Quotes about Time
When I read the several dates of the tombs, of some that died yesterday, and some six hundred years ago, I consider that great day when we shall all of us be contemporaries, and make our appearance together.
— Joseph Addison
Those marriages generally abound most with love and constancy that are preceded by a long courtship.
— Joseph Addison
We are always doing something for posterity, but I would fain see posterity do something for us.
— Joseph Addison
As a white candle In a holy place, So is the beauty Of an aged face.
— Joseph Campbell
Apart from the before, the now has little meaning. The now is only a thin slice of who I am; isolated from the rich deposits of before, it cannot be understood.
— Eugene Peterson
Maturity cannot be hurried, programmed, or tinkered with. There are no steroids available for growing up in Christ more quickly.
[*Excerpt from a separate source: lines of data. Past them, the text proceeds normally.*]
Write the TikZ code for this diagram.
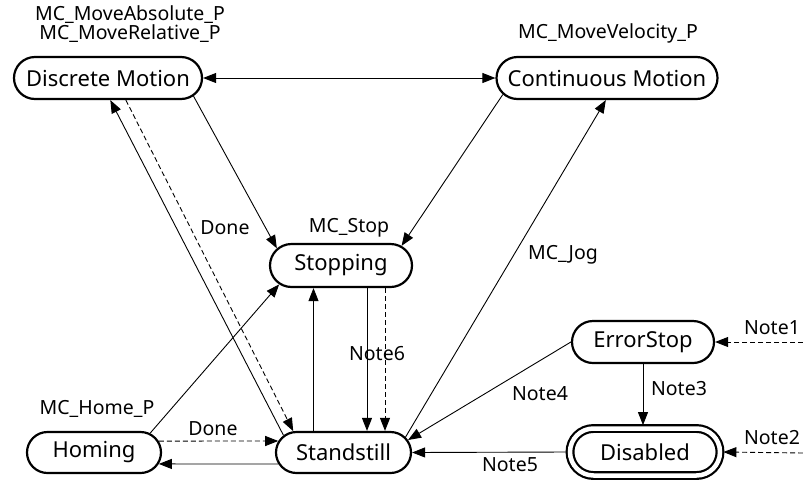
\documentclass[tikz,border=0pt]{standalone}
\usepackage{fontspec}
\setmainfont{Noto Sans}
\usetikzlibrary{arrows.meta,shapes.misc}

\begin{document}
\begin{tikzpicture}[x=1pt,y=-1pt,>={Triangle[length=13pt,width=10pt]},
  state/.style={draw,rounded rectangle,line width=2.2pt,minimum height=42pt,
    inner xsep=1pt,font=\fontsize{22}{26}\selectfont},
  lbl/.style={inner sep=0pt,font=\fontsize{19.5}{18.5}\selectfont},
  tr/.style={->,line width=.9pt},
  dtr/.style={tr,dash pattern=on 5pt off 3pt}]
  \useasboundingbox (0,0) rectangle (803,480);

  \node[state,minimum width=190pt] (dm) at (108,78) {Discrete Motion};
  \node[state,minimum width=223pt] (cm) at (607,78) {Continuous Motion};
  \node[state,minimum width=144pt,minimum height=43pt] (stop) at (341,265.5) {Stopping};
  \node[state,minimum width=136pt,minimum height=41pt] (hom) at (94,452.5) {Homing};
  \node[state,minimum width=137pt,minimum height=41pt] (still) at (343.5,452.5) {Standstill};
  \node[state,minimum width=144pt] (err) at (643,342) {ErrorStop};
  \node[state,double,double distance=4.5pt,minimum width=152pt,minimum height=47pt,
    outer sep=3.4pt] (dis) at (645,452) {Disabled};
  \coordinate (n1) at (803,342);
  \coordinate (n2) at (803,453);

  \node[lbl,align=center] (dmlbl) at (130,24) {MC\_MoveAbsolute\_P\\MC\_MoveRelative\_P};
  \node[lbl] (cmlbl) at (608,33) {MC\_MoveVelocity\_P};
  \node[lbl] (done1) at (225,228) {Done};
  \node[lbl] (stoplbl) at (349,228) {MC\_Stop};
  \node[lbl] (jog) at (563,255) {MC\_Jog};
  \node[lbl] (note6) at (377,354) {Note6};
  \node[lbl] (note4) at (540,394) {Note4};
  \node[lbl] (note3) at (679,389) {Note3};
  \node[lbl] (homlbl) at (97,409) {MC\_Home\_P};
  \node[lbl] (done2) at (213,429) {Done};
  \node[lbl] (note5) at (510,465) {Note5};
  \node[lbl] (note1) at (772,328) {Note1};
  \node[lbl] (note2) at (772,438) {Note2};

  \draw[tr,<->] (dm.east) -- (cm.west);
  \draw[tr] (dm.-12) -- (stop.165);
  \draw[tr] (cm.189) -- (stop.18);
  \draw[tr] (still.164) -- (dm.-84);
  \draw[dtr] (dm.-51) -- (still.157);
  \draw[tr] (hom.19) -- (stop.197);
  \draw[dtr] (hom.10) -- (still.170);
  \draw[tr] (still.190) -- (hom.-10);
  \draw[tr] ([xshift=-30pt]still.north) -- ([xshift=-30pt]still.north |- stop.south);
  \draw[tr] ([xshift=26pt]stop.south) -- ([xshift=26pt]stop.south |- still.north);
  \draw[dtr] ([xshift=44pt]stop.south) -- ([xshift=44pt]stop.south |- still.north);
  \draw[tr] (still.14) -- (cm.-93);
  \draw[tr] (err.west) -- (still.11);
  \draw[tr] (err.south) -- (err.south |- dis.north);
  \draw[tr] (dis.west) -- (still.east);
  \draw[dtr] (n1) -- (err.east);
  \draw[dtr] (n2) -- (dis.east);
\end{tikzpicture}
\end{document}
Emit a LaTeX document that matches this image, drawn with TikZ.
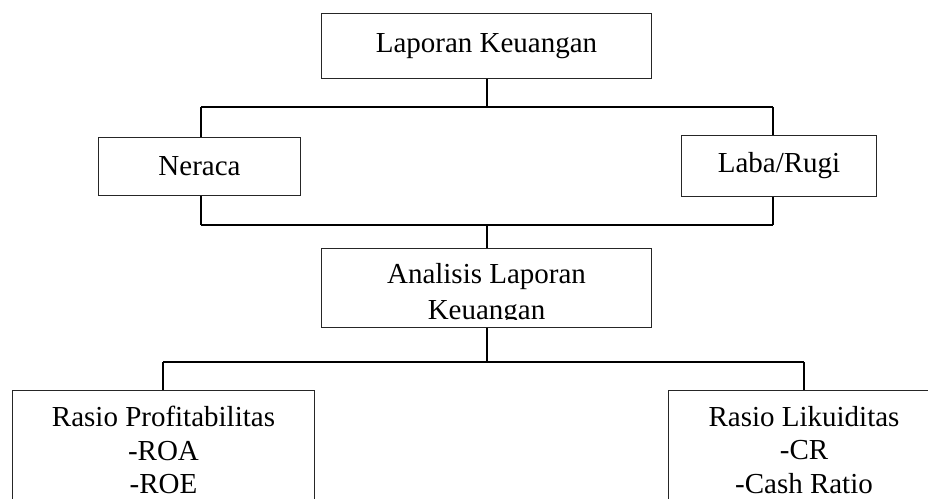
\documentclass[tikz,border=0pt]{standalone}
\usepackage{fontspec}
\setmainfont{Liberation Serif}
\usepackage{tikz}

\begin{document}
\begin{tikzpicture}[x=0.02cm, y=-0.02cm,
  kotak/.style={draw=black!85, line width=0.02cm, inner sep=0pt},
  teks/.style={font=\fontsize{16.5}{20}\selectfont, align=center},
  garis/.style={black, line width=0.04cm}]
\clip (0,0) rectangle (928,499);

\node[kotak, teks, minimum width=6.62cm, minimum height=1.30cm] (lk) at (486.5,46.5) {Laporan Keuangan};
\node[kotak, teks, minimum width=4.06cm, minimum height=1.18cm] (ner) at (199.5,166.5) {Neraca};
\node[kotak, teks, minimum width=3.92cm, minimum height=1.24cm] (lr) at (779,166) {Laba/Rugi};
\node[kotak, minimum width=6.62cm, minimum height=1.60cm] (alk) at (486.5,288) {};
\begin{scope}
\clip (alk.north west) rectangle (alk.east |- 0,319.5);
\node[teks, font=\fontsize{16.5}{20.5}\selectfont] (alkteks) at (486.5,295) {Analisis Laporan\\Keuangan};
\end{scope}
\node[kotak, teks, font=\fontsize{16.5}{19}\selectfont, minimum width=6.06cm, minimum height=2.40cm] (rp) at (163.5,450) {Rasio Profitabilitas\\-ROA\\-ROE};
\node[kotak, teks, font=\fontsize{16.5}{19}\selectfont, minimum width=5.44cm, minimum height=2.40cm] (rl) at (804,450) {Rasio Likuiditas\\-CR\\-Cash Ratio};

\coordinate (atasK) at (201,107);
\coordinate (atasN) at (773,107);
\coordinate (tengahK) at (201,225);
\coordinate (tengahN) at (773,225);
\coordinate (bawahK) at (163,362);
\coordinate (bawahN) at (804,362);

\draw[garis] (lk.south) -- (lk.south |- atasK);
\draw[garis] (atasK) -- (atasN);
\draw[garis] (atasK) -- (atasK |- ner.north);
\draw[garis] (atasN) -- (atasN |- lr.north);
\draw[garis] (tengahK |- ner.south) -- (tengahK);
\draw[garis] (tengahN |- lr.south) -- (tengahN);
\draw[garis] (tengahK) -- (tengahN);
\draw[garis] (alk.north |- tengahK) -- (alk.north);
\draw[garis] (alk.south) -- (alk.south |- bawahK);
\draw[garis] (bawahK) -- (bawahN);
\draw[garis] (bawahK) -- (bawahK |- rp.north);
\draw[garis] (bawahN) -- (bawahN |- rl.north);
\end{tikzpicture}
\end{document}
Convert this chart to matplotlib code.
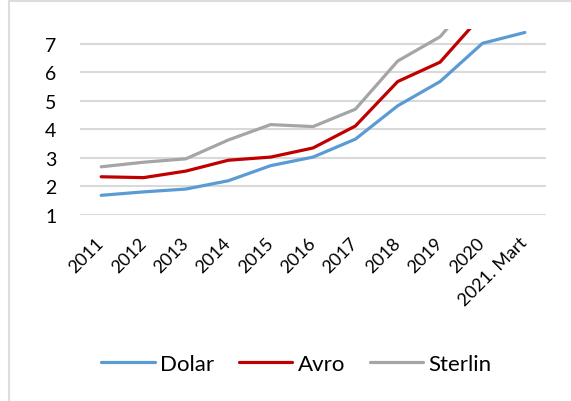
import matplotlib.pyplot as plt
from matplotlib.patches import Rectangle

plt.rcParams['font.family'] = ['Lato', 'DejaVu Sans']

years = ['2011', '2012', '2013', '2014', '2015', '2016', '2017', '2018', '2019', '2020', '2021. Mart']
dolar = [1.68, 1.80, 1.90, 2.19, 2.72, 3.02, 3.65, 4.82, 5.67, 7.01, 7.39]
avro = [2.33, 2.30, 2.53, 2.91, 3.02, 3.34, 4.11, 5.67, 6.35, 8.02, 8.90]
sterlin = [2.68, 2.84, 2.96, 3.62, 4.16, 4.09, 4.70, 6.39, 7.24, 8.98, 10.30]

fig = plt.figure(figsize=(5.71, 4.02), dpi=100)
ax = fig.add_axes([80 / 571, 1 - 215.7 / 402, 466 / 571, (215.7 - 29.5) / 402])

x = range(len(years))
ax.plot(x, dolar, color='#5b9bd5', lw=2.3, label='Dolar', solid_capstyle='round')
ax.plot(x, avro, color='#c00000', lw=2.3, label='Avro', solid_capstyle='round')
ax.plot(x, sterlin, color='#a5a5a5', lw=2.3, label='Sterlin', solid_capstyle='round')

ax.set_xlim(-0.5, len(years) - 0.5)
ax.set_ylim(1, 7.53)
ax.set_yticks(range(1, 8))
ax.yaxis.grid(True, color='#d9d9d9', lw=1.5)
ax.set_axisbelow(True)
for s in ax.spines.values():
    s.set_visible(False)

ax.tick_params(axis='y', length=0, pad=17, labelsize=14)
ax.tick_params(axis='x', length=0, pad=18, labelsize=13)
ax.set_xticks(list(x))
ax.set_xticklabels(years, rotation=45, ha='right', va='center', rotation_mode='anchor')

fig.legend(loc='center', bbox_to_anchor=(296.5 / 571, 1 - 365 / 402), ncol=3, frameon=False,
           fontsize=16, handlelength=2.4, handletextpad=0.25, columnspacing=1.1)

# light chart border (only top and left visible in the crop)
fig.patches.append(Rectangle((8.5 / 571, -0.1), 1.2, 1.1 - 2 / 402, transform=fig.transFigure,
                             fill=False, edgecolor='#dddddd', lw=1.5))

plt.savefig('out.png', dpi=100)
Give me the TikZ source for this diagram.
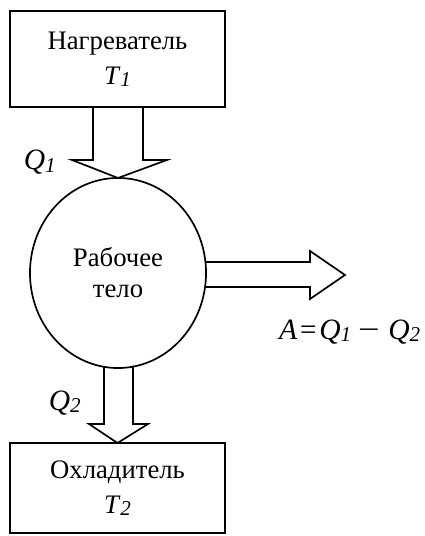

Impatient shortcuts land us in the dead ends of immaturity.
— Eugene Peterson
Give your entire attention to what God is doing right now, and don't get worked up about what may or may not happen tomorrow. God will help you deal with whatever hard things come up when the time comes.
— Eugene Peterson
I am trying to teach my mind to bear the long, slow growth of the fields, and to sing of its passing while it waits.
— Eugene Peterson
There are no shortcuts in growing up. The path to maturity is long and arduous. Hurry is no virtue. There is no secret formula squirreled away that will make it easier or quicker. But stories help.
— Eugene Peterson
For we're newcomers at this, with a lot to learn, and not too long to learn it.
— Eugene Peterson
My time is short—what's left of my life races off too fast for me to even glimpse the good. My life is going fast, like a ship under full sail, like an eagle plummeting to its prey.
— Eugene Peterson
God's providence is never characterized in broad generalities or pious abstractions but always in the particular, in the personal, in the recognition of grace in an unlikely time, at an unlikely place. Who could have anticipated ravens?